> THE REQUEST
Set the listing down unchanged, minus every embedded image.
────────────────
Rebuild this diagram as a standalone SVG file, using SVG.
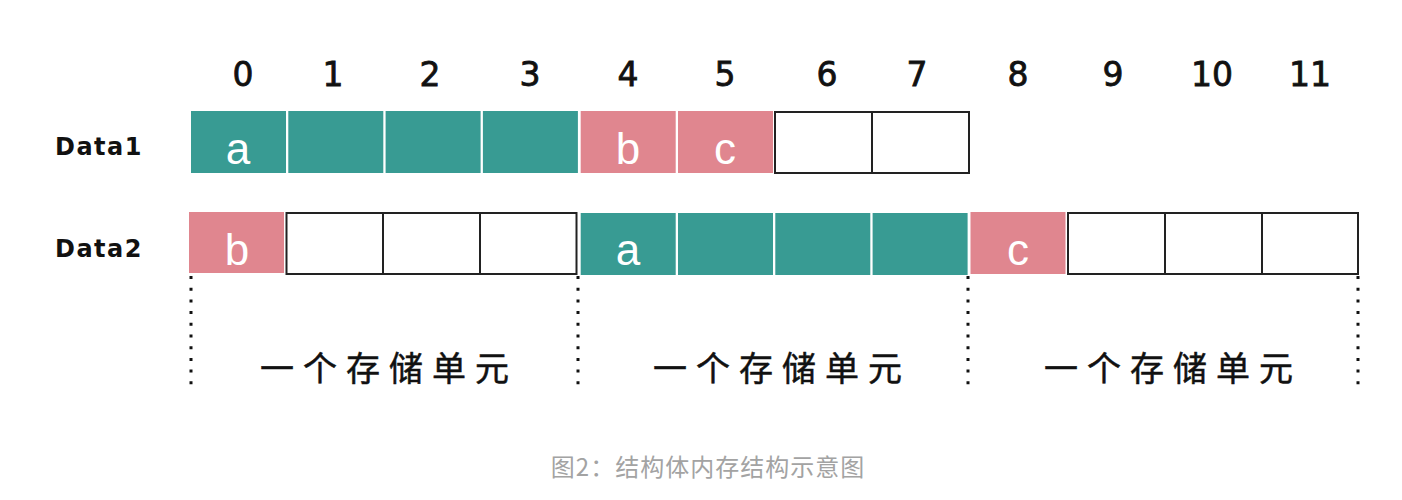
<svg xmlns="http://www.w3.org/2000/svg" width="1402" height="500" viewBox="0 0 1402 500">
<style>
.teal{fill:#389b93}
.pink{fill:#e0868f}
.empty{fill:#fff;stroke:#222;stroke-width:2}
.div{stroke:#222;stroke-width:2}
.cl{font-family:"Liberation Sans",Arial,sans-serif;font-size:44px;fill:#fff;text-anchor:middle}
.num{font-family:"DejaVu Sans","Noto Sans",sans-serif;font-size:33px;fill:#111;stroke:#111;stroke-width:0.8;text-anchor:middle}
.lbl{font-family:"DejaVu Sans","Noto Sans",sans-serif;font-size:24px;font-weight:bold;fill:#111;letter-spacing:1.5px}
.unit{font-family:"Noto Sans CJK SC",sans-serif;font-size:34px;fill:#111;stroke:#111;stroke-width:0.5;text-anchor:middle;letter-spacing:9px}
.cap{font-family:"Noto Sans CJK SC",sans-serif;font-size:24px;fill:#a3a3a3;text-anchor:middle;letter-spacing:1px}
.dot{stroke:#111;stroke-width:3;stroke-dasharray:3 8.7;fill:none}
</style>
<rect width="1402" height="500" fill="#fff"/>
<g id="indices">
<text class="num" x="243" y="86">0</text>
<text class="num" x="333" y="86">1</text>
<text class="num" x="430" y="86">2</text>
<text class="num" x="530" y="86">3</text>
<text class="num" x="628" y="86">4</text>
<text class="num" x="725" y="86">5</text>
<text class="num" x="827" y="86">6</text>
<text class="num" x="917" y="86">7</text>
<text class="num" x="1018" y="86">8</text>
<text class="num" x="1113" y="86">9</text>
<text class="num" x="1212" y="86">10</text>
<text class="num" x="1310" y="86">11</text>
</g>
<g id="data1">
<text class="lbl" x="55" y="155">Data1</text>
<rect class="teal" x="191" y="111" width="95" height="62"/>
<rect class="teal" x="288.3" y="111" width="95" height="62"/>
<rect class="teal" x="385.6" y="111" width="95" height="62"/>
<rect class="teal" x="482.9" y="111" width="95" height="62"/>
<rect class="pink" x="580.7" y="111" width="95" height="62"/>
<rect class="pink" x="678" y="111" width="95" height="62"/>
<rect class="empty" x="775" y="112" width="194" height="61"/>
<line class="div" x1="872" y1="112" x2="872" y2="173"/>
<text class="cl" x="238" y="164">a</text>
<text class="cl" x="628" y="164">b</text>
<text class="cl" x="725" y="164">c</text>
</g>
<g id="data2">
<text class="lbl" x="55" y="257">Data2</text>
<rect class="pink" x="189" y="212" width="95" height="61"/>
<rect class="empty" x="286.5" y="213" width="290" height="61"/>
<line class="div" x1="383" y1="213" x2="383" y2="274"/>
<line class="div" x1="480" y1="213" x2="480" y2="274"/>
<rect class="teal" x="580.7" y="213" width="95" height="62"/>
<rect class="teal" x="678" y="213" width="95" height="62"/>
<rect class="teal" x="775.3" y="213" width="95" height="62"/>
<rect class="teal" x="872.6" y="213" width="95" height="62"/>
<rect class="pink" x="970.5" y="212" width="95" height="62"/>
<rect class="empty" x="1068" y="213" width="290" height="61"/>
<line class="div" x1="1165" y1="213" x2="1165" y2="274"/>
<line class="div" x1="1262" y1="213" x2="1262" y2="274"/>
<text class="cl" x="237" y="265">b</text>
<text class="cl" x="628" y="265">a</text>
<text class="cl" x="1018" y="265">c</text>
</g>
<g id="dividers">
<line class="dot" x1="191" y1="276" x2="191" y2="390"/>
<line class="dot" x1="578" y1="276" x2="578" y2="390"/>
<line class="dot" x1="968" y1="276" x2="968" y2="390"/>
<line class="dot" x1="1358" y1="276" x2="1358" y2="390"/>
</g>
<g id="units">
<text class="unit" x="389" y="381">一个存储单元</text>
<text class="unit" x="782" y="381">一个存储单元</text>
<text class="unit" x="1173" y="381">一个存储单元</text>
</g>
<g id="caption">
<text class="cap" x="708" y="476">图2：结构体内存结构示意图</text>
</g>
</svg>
────────────────
> EXERCISE RESPONSE
Rebuild this diagram as a standalone SVG file, using SVG.
<svg xmlns="http://www.w3.org/2000/svg" width="1402" height="500" viewBox="0 0 1402 500">
<style>
.teal{fill:#389b93}
.pink{fill:#e0868f}
.empty{fill:#fff;stroke:#222;stroke-width:2}
.div{stroke:#222;stroke-width:2}
.cl{font-family:"Liberation Sans",Arial,sans-serif;font-size:44px;fill:#fff;text-anchor:middle}
.num{font-family:"DejaVu Sans","Noto Sans",sans-serif;font-size:33px;fill:#111;stroke:#111;stroke-width:0.8;text-anchor:middle}
.lbl{font-family:"DejaVu Sans","Noto Sans",sans-serif;font-size:24px;font-weight:bold;fill:#111;letter-spacing:1.5px}
.unit{font-family:"Noto Sans CJK SC",sans-serif;font-size:34px;fill:#111;stroke:#111;stroke-width:0.5;text-anchor:middle;letter-spacing:9px}
.cap{font-family:"Noto Sans CJK SC",sans-serif;font-size:24px;fill:#a3a3a3;text-anchor:middle;letter-spacing:1px}
.dot{stroke:#111;stroke-width:3;stroke-dasharray:3 8.7;fill:none}
</style>
<rect width="1402" height="500" fill="#fff"/>
<g id="indices">
<text class="num" x="243" y="86">0</text>
<text class="num" x="333" y="86">1</text>
<text class="num" x="430" y="86">2</text>
<text class="num" x="530" y="86">3</text>
<text class="num" x="628" y="86">4</text>
<text class="num" x="725" y="86">5</text>
<text class="num" x="827" y="86">6</text>
<text class="num" x="917" y="86">7</text>
<text class="num" x="1018" y="86">8</text>
<text class="num" x="1113" y="86">9</text>
<text class="num" x="1212" y="86">10</text>
<text class="num" x="1310" y="86">11</text>
</g>
<g id="data1">
<text class="lbl" x="55" y="155">Data1</text>
<rect class="teal" x="191" y="111" width="95" height="62"/>
<rect class="teal" x="288.3" y="111" width="95" height="62"/>
<rect class="teal" x="385.6" y="111" width="95" height="62"/>
<rect class="teal" x="482.9" y="111" width="95" height="62"/>
<rect class="pink" x="580.7" y="111" width="95" height="62"/>
<rect class="pink" x="678" y="111" width="95" height="62"/>
<rect class="empty" x="775" y="112" width="194" height="61"/>
<line class="div" x1="872" y1="112" x2="872" y2="173"/>
<text class="cl" x="238" y="164">a</text>
<text class="cl" x="628" y="164">b</text>
<text class="cl" x="725" y="164">c</text>
</g>
<g id="data2">
<text class="lbl" x="55" y="257">Data2</text>
<rect class="pink" x="189" y="212" width="95" height="61"/>
<rect class="empty" x="286.5" y="213" width="290" height="61"/>
<line class="div" x1="383" y1="213" x2="383" y2="274"/>
<line class="div" x1="480" y1="213" x2="480" y2="274"/>
<rect class="teal" x="580.7" y="213" width="95" height="62"/>
<rect class="teal" x="678" y="213" width="95" height="62"/>
<rect class="teal" x="775.3" y="213" width="95" height="62"/>
<rect class="teal" x="872.6" y="213" width="95" height="62"/>
<rect class="pink" x="970.5" y="212" width="95" height="62"/>
<rect class="empty" x="1068" y="213" width="290" height="61"/>
<line class="div" x1="1165" y1="213" x2="1165" y2="274"/>
<line class="div" x1="1262" y1="213" x2="1262" y2="274"/>
<text class="cl" x="237" y="265">b</text>
<text class="cl" x="628" y="265">a</text>
<text class="cl" x="1018" y="265">c</text>
</g>
<g id="dividers">
<line class="dot" x1="191" y1="276" x2="191" y2="390"/>
<line class="dot" x1="578" y1="276" x2="578" y2="390"/>
<line class="dot" x1="968" y1="276" x2="968" y2="390"/>
<line class="dot" x1="1358" y1="276" x2="1358" y2="390"/>
</g>
<g id="units">
<text class="unit" x="389" y="381">一个存储单元</text>
<text class="unit" x="782" y="381">一个存储单元</text>
<text class="unit" x="1173" y="381">一个存储单元</text>
</g>
<g id="caption">
<text class="cap" x="708" y="476">图2：结构体内存结构示意图</text>
</g>
</svg>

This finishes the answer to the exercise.